### The data
▬▬▬
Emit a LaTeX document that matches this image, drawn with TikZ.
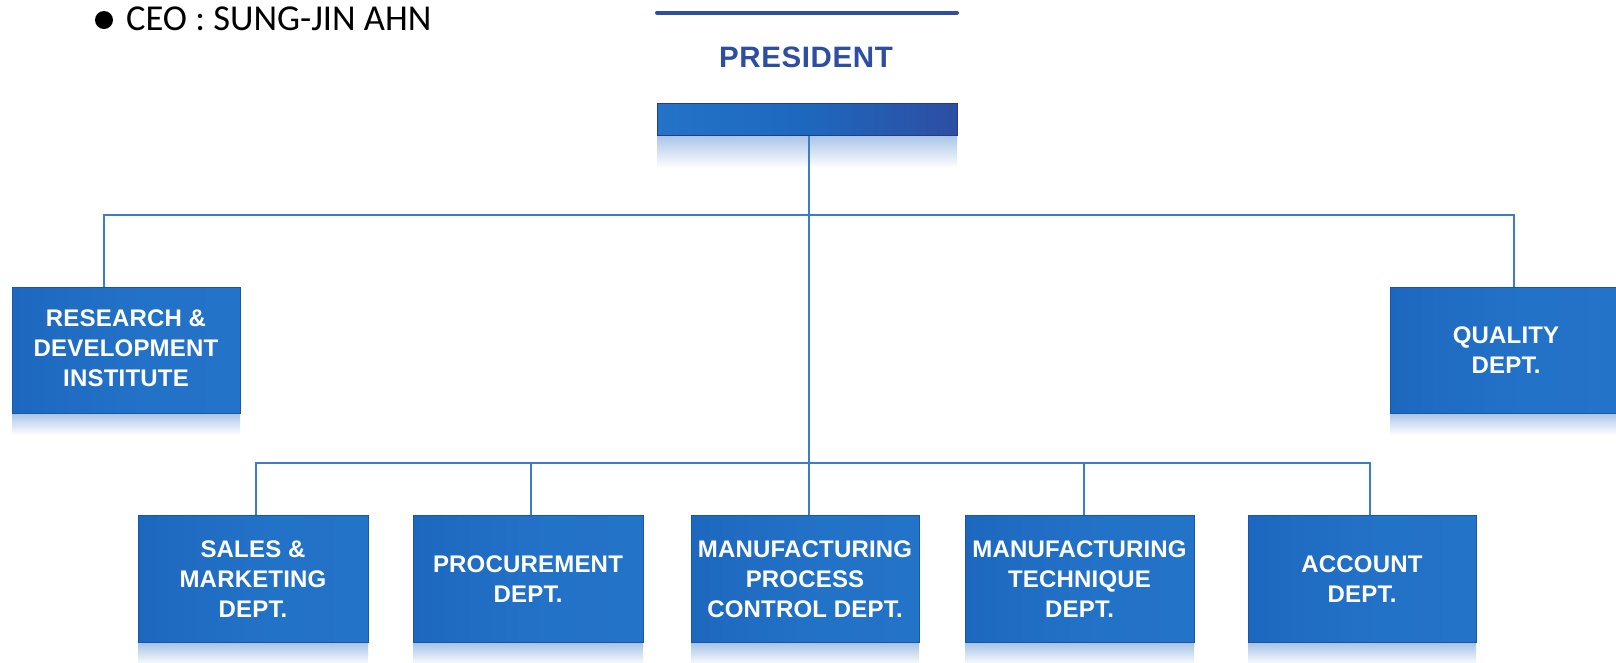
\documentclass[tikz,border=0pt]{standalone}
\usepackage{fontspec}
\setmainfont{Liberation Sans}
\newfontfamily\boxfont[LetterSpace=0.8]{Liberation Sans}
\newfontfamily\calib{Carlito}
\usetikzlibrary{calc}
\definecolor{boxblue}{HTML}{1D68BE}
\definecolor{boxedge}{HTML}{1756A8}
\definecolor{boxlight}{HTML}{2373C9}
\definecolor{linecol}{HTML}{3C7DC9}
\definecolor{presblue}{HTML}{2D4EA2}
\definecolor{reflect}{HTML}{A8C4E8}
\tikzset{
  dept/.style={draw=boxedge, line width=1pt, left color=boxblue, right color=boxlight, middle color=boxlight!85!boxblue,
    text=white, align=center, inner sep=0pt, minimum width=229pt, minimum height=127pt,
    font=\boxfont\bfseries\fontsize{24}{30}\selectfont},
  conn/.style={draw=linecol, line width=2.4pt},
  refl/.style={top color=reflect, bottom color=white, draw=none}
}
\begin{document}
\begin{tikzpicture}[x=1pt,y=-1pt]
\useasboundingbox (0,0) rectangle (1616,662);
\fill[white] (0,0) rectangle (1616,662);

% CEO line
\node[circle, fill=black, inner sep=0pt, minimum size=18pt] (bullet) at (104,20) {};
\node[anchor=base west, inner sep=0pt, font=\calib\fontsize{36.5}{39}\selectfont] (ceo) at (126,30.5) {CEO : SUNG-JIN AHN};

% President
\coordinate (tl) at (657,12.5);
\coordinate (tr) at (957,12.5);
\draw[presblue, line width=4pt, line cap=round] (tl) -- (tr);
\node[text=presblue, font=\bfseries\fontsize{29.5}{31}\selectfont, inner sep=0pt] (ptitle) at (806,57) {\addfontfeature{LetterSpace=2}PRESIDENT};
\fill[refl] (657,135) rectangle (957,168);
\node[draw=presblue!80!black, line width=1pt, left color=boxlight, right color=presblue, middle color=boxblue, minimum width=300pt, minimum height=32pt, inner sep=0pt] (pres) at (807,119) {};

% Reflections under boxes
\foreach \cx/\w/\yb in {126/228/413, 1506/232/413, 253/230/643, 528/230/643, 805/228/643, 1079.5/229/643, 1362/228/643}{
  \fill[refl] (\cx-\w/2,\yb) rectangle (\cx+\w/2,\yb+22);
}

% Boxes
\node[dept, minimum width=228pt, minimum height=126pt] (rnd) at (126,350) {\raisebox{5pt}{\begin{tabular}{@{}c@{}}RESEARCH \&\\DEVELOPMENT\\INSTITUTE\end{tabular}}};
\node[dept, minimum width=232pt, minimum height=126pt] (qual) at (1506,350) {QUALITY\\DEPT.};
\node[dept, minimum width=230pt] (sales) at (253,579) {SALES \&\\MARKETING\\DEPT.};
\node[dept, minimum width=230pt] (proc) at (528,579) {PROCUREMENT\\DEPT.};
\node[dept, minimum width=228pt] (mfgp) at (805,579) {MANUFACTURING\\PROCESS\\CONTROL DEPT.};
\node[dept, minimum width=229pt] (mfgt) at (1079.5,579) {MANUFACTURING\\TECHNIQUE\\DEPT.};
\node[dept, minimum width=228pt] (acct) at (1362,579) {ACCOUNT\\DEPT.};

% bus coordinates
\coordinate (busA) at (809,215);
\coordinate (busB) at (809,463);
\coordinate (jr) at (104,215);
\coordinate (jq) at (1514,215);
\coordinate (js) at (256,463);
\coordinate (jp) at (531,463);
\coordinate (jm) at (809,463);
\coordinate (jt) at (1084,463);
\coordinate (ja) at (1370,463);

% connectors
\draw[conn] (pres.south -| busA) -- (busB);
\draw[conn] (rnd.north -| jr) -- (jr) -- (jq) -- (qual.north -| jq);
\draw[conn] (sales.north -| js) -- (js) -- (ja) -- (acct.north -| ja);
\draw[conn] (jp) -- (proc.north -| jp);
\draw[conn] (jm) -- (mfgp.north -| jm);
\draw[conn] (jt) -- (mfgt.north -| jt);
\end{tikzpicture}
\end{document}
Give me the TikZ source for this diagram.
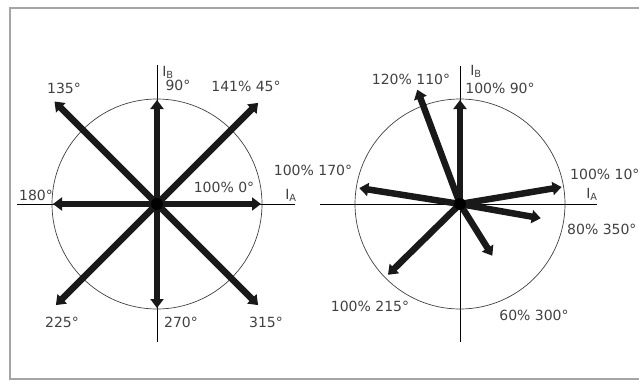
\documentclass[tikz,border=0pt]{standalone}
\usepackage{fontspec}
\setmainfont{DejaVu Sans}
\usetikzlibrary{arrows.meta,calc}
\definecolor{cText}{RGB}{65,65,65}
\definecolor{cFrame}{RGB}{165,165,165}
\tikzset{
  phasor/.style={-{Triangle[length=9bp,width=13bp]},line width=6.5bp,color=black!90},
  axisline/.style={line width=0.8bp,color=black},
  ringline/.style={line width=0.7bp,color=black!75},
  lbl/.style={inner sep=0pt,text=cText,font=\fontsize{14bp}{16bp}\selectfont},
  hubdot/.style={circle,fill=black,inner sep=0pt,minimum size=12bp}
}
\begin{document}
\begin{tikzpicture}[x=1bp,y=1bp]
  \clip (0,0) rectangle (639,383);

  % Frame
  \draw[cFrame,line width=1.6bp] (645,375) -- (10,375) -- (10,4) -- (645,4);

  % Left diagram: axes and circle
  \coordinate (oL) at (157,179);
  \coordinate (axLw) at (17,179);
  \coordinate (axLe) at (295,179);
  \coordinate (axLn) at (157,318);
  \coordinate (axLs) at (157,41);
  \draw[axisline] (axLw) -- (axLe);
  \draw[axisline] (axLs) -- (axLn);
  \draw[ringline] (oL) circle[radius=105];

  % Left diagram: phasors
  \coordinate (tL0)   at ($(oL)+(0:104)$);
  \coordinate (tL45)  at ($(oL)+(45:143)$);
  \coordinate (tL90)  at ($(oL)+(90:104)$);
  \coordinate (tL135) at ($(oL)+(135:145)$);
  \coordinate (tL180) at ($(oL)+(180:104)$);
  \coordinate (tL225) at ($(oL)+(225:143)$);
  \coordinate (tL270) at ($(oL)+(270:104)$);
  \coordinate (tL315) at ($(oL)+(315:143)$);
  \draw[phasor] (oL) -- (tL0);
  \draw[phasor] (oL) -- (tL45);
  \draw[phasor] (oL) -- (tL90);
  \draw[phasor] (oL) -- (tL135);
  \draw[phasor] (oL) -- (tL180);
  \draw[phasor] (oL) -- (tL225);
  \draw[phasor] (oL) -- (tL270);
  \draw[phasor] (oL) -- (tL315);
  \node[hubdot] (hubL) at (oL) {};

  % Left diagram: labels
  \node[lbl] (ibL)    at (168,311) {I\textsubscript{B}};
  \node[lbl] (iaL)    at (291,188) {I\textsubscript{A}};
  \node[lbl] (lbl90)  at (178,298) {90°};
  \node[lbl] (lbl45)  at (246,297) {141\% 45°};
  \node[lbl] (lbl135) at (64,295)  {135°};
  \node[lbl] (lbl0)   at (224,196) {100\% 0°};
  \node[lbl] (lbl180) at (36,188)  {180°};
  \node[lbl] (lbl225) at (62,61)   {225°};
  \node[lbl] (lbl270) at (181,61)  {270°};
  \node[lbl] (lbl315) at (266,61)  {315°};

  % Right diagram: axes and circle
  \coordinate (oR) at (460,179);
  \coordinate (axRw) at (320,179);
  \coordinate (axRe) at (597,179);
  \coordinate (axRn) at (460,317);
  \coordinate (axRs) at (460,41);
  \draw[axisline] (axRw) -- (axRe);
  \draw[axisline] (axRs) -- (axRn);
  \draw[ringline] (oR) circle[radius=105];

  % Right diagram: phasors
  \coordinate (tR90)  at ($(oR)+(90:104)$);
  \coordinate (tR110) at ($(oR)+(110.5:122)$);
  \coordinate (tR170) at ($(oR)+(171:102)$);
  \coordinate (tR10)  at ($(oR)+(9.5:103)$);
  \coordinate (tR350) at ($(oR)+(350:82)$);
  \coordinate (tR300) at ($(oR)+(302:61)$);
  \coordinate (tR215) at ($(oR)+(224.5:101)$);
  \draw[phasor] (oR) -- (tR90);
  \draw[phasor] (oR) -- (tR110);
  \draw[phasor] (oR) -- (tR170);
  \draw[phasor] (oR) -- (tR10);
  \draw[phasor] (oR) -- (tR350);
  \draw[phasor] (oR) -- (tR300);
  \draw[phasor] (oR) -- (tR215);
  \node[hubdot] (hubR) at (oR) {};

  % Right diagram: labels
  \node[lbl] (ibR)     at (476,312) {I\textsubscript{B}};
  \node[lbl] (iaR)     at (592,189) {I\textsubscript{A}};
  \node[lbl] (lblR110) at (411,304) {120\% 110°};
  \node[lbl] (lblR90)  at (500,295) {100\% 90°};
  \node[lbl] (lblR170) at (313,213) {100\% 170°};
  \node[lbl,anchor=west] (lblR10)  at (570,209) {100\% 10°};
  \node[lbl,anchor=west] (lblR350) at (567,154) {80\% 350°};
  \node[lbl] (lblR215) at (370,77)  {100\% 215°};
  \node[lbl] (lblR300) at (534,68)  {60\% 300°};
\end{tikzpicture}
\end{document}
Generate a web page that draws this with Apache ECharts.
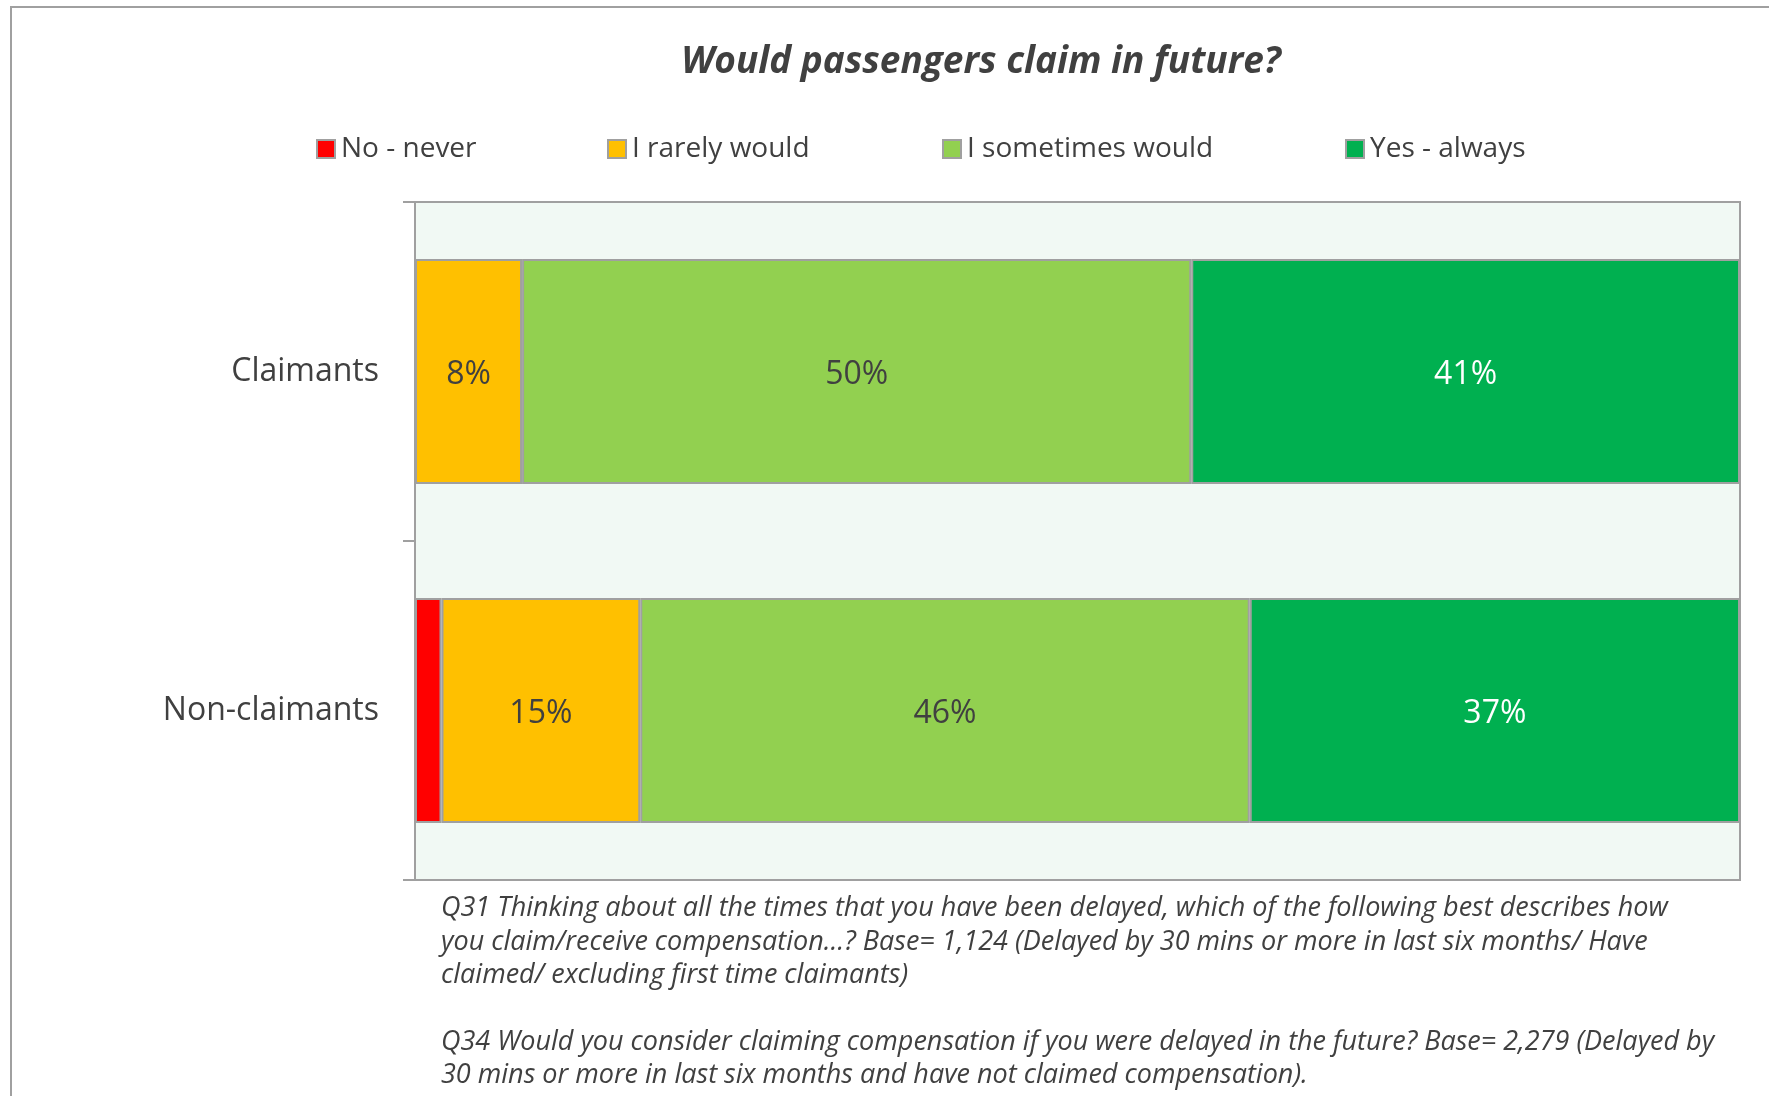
▬▬▬
Extract, word for word, each line from the top of the data down to and including the line with "(ceo) at (126,30.5)"; skip the pictures.

Emit a LaTeX document that matches this image, drawn with TikZ.
\documentclass[tikz,border=0pt]{standalone}
\usepackage{fontspec}
\setmainfont{Liberation Sans}
\newfontfamily\boxfont[LetterSpace=0.8]{Liberation Sans}
\newfontfamily\calib{Carlito}
\usetikzlibrary{calc}
\definecolor{boxblue}{HTML}{1D68BE}
\definecolor{boxedge}{HTML}{1756A8}
\definecolor{boxlight}{HTML}{2373C9}
\definecolor{linecol}{HTML}{3C7DC9}
\definecolor{presblue}{HTML}{2D4EA2}
\definecolor{reflect}{HTML}{A8C4E8}
\tikzset{
  dept/.style={draw=boxedge, line width=1pt, left color=boxblue, right color=boxlight, middle color=boxlight!85!boxblue,
    text=white, align=center, inner sep=0pt, minimum width=229pt, minimum height=127pt,
    font=\boxfont\bfseries\fontsize{24}{30}\selectfont},
  conn/.style={draw=linecol, line width=2.4pt},
  refl/.style={top color=reflect, bottom color=white, draw=none}
}
\begin{document}
\begin{tikzpicture}[x=1pt,y=-1pt]
\useasboundingbox (0,0) rectangle (1616,662);
\fill[white] (0,0) rectangle (1616,662);

% CEO line
\node[circle, fill=black, inner sep=0pt, minimum size=18pt] (bullet) at (104,20) {};
\node[anchor=base west, inner sep=0pt, font=\calib\fontsize{36.5}{39}\selectfont] (ceo) at (126,30.5) {CEO : SUNG-JIN AHN};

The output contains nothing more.